Sappiamo essere sotto al Golden Gate Bridge ma anch'esso è completamente inghiottito dalla fitta bruma che nulla rivela. Solo l'indomani alzando lo sguardo al cielo opaco, riusciamo a scorgere a fatica la sagoma arancione del mitico ponte che si staglia a pochi passi da noi. Percorriamo a piedi i suoi quasi 3 chilometri di lunghezza, lanciando uno sguardo sullo stretto, il Golden Gate, che scorre circa 70 metri più in basso, unendo il Pacifico alla Baia di San Francisco. I grossi cavi di 93 cm di diametro sorreggono il ponte sospeso e si lanciano verso l'alto per raggiungere le due torri di 225 metri di cui non si scorgono le cime, avvolte dalla nebbia persistente che tutto cela.
In lontananza , l'isolotto di Alcatraz su cui sorge il famoso carcere di massima sicurezza,  ora chiuso e convertito in museo che per nostra sfortuna non riusciamo a visitare. 
Attraversato il lungo ponte, scendiamo a piedi lungo la spiaggia e costeggiando il mare, giungiamo ai diversi moli animati da ristorantini tipici e negozi di souvenirs. 
I vecchi tram milanesi qui ancora corrono efficienti per le strade di San Francisco e i "Cable Cars" eseguono le loro manovre di inversione sotto gli sguardi divertiti dei turisti. 
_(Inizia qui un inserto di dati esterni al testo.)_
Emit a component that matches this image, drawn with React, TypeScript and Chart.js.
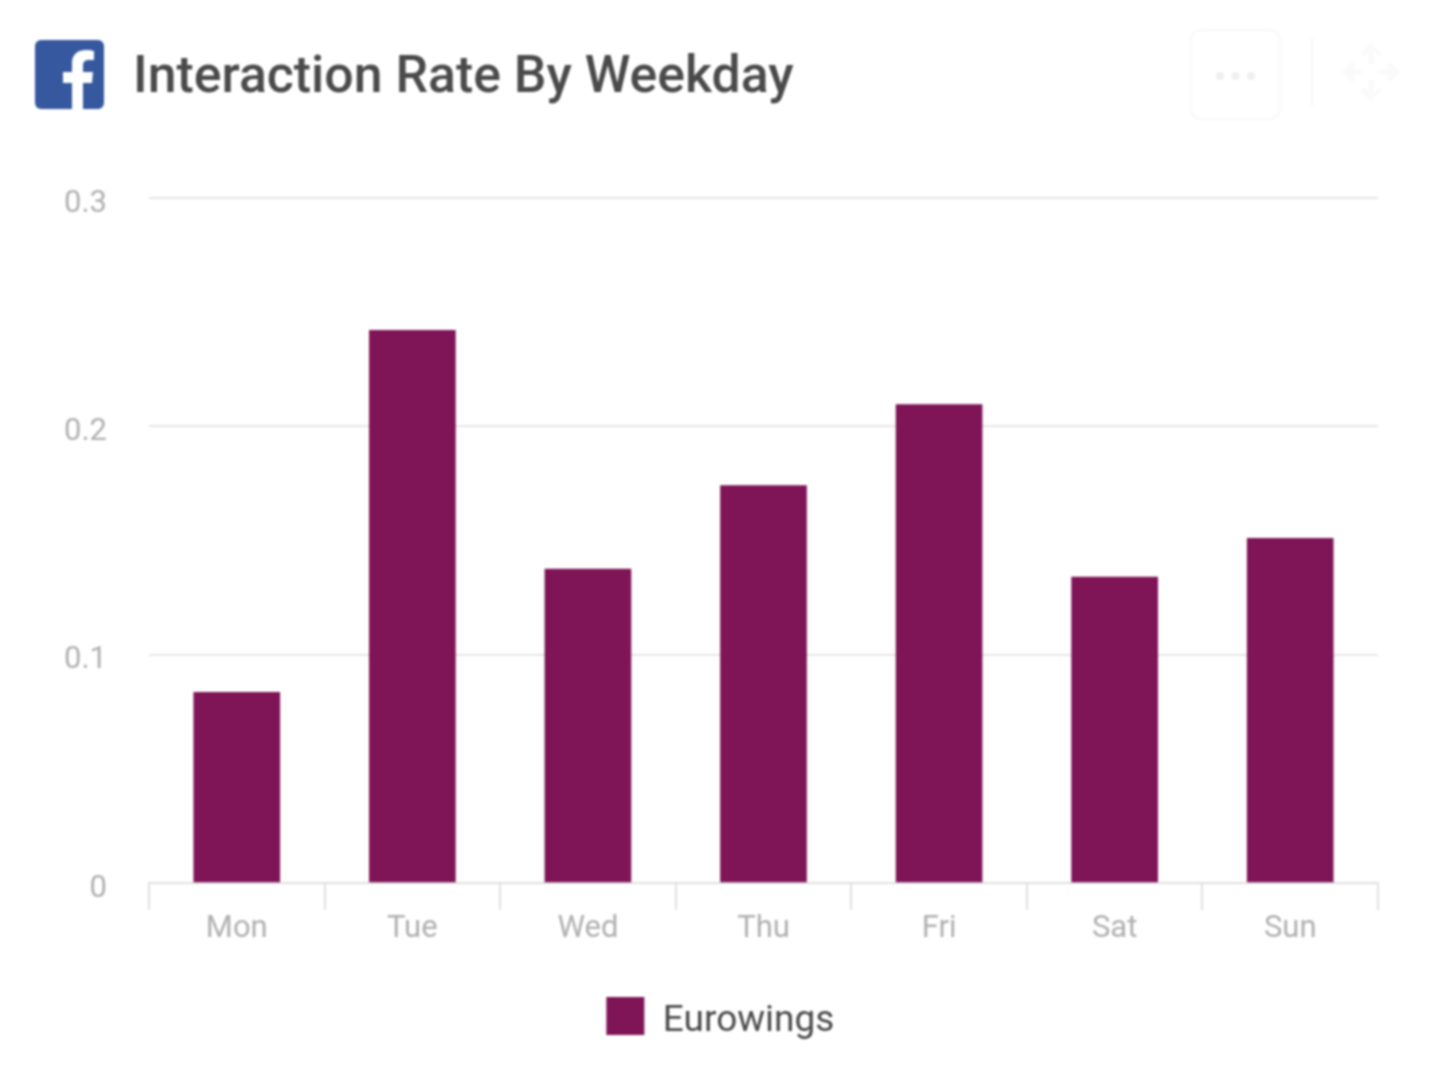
import React, { useEffect, useRef } from "react";
import { Chart, registerables } from "chart.js";

Chart.register(...registerables);

const titleText = "Interaction Rate By Weekday";
const categories = ["Mon", "Tue", "Wed", "Thu", "Fri", "Sat", "Sun"];
const seriesName = "Eurowings";
const seriesValues = [0.0835, 0.242, 0.1375, 0.174, 0.2095, 0.134, 0.151];
const yTicks = [0, 0.1, 0.2, 0.3];

const legendShift = {
  id: "legendShift",
  afterLayout(chart: any) {
    chart.legend.left += 35;
    chart.legend.right += 35;
  },
};

export default function App() {
  const ref = useRef<HTMLCanvasElement>(null);
  useEffect(() => {
    const chart = new Chart(ref.current!, {
      type: "bar",
      plugins: [legendShift],
      data: {
        labels: categories,
        datasets: [
          {
            label: seriesName,
            data: seriesValues,
            backgroundColor: "#7f1457",
            borderWidth: 0,
            barThickness: 86,
          },
        ],
      },
      options: {
        animation: false,
        responsive: false,
        layout: { padding: { top: 198, right: 60, left: 0, bottom: 35 } },
        plugins: {
          tooltip: { enabled: false },
          title: { display: false },
          legend: {
            display: true,
            position: "bottom",
            labels: {
              boxWidth: 38,
              boxHeight: 38,
              padding: 0,
              color: "#4a4a4a",
              font: { family: "Roboto", size: 37, lineHeight: 6 / 37 },
              generateLabels: (c: any) =>
                Chart.defaults.plugins.legend.labels
                  .generateLabels(c)
                  .map((item: any) => ({ ...item, text: ["", item.text] })),
            },
          },
        },
        scales: {
          x: {
            grid: {
              drawOnChartArea: false,
              drawTicks: true,
              tickLength: 27,
              color: "#e0e0e0",
              lineWidth: 2,
            },
            border: { color: "#e0e0e0", width: 2 },
            ticks: {
              color: "#b0b0b0",
              padding: 1,
              maxRotation: 0,
              font: { family: "Roboto", size: 31 },
            },
            afterFit: (s: any) => {
              s.height = 114;
            },
          },
          y: {
            min: 0,
            max: 0.3,
            afterBuildTicks: (s: any) => {
              s.ticks = yTicks.map((value) => ({ value }));
            },
            grid: { drawTicks: false, color: "#e6e6e6", lineWidth: 2 },
            border: { display: false },
            ticks: {
              color: "#b0b0b0",
              padding: 42,
              labelOffset: 6,
              font: { family: "Roboto", size: 31 },
              callback: (v: any) => String(v),
            },
            afterFit: (s: any) => {
              s.width = 149;
            },
          },
        },
      },
    });
    return () => chart.destroy();
  }, []);

  return (
    <div
      style={{
        position: "absolute",
        left: 0,
        top: 0,
        width: 1438,
        height: 1080,
        background: "#fff",
        overflow: "hidden",
        filter: "blur(1px)",
      }}
    >
      <canvas
        ref={ref}
        width={1438}
        height={1080}
        style={{ position: "absolute", left: 0, top: 0, display: "block" }}
      />
      <svg
        width={1438}
        height={130}
        style={{ position: "absolute", left: 0, top: 0 }}
      >
        <rect x={35} y={40} width={69} height={69} rx={6} fill="#36589f" />
        <path
          d="M72 109V83H63V72H72V63C72 54 78 50 86 50C90 50 92 50.500 94 51V60H89C85 60 83 62 83 65V72H93L92 83H83V109Z"
          fill="#ffffff"
        />
        <rect
          x={1191}
          y={30}
          width={89}
          height={89}
          rx={10}
          fill="none"
          stroke="#f8f8f8"
          strokeWidth={2}
        />
        <circle cx={1220} cy={76} r={4} fill="#efefef" />
        <circle cx={1235.500} cy={76} r={4} fill="#efefef" />
        <circle cx={1251} cy={76} r={4} fill="#efefef" />
        <line x1={1312} y1={38} x2={1312} y2={106} stroke="#f6f6f6" strokeWidth={2} />
        <g stroke="#fafafa" strokeWidth={5} fill="none">
          <path d="M1371 48V64M1371 80V96M1347 72H1363M1379 72H1395" />
          <path d="M1362 55L1371 46L1380 55M1362 89L1371 98L1380 89M1354 63L1345 72L1354 81M1388 63L1397 72L1388 81" />
        </g>
      </svg>
      <div
        style={{
          position: "absolute",
          left: 133,
          top: 45,
          fontFamily: "Roboto",
          fontWeight: 500,
          fontSize: 51.8,
          lineHeight: "60px",
          color: "#4a4a4a",
          whiteSpace: "nowrap",
        }}
      >
        {titleText}
      </div>
    </div>
  );
}
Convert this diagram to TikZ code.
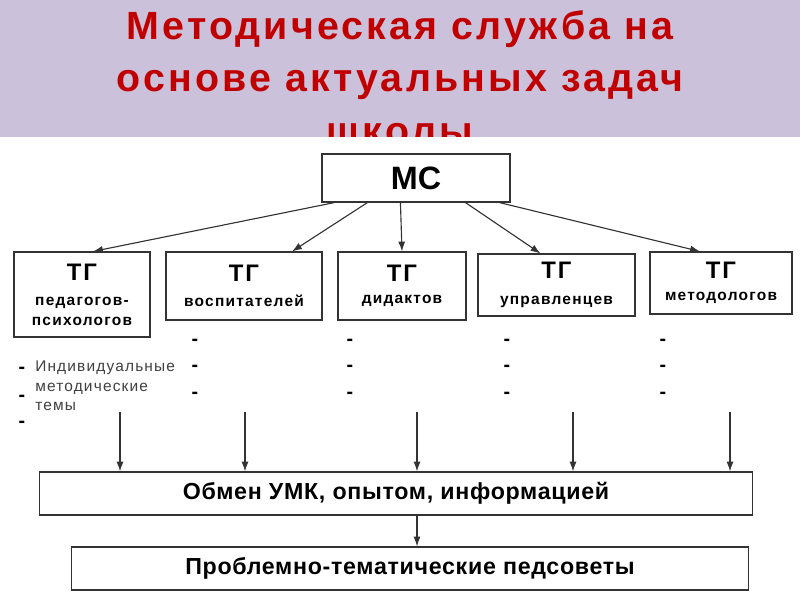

La tortuosa Lombard Street scende a serpentina tra folti cespugli di ortensie mettendo a dura prova i freni delle vetture che sfidano la pendenza. E noi rientriamo a "casa" riattraversando a piedi il Golden Gate Bridge, prima della chiusura notturna ai pedoni imposta per limitare i suicidi, con un ricordo vecchio 79 anni, l'età del ponte: un suo grosso chiodo rimosso e sostituito, gentilmente offertoci dagli operai che giornalmente manutentano questa grandiosa opera ingegneristica.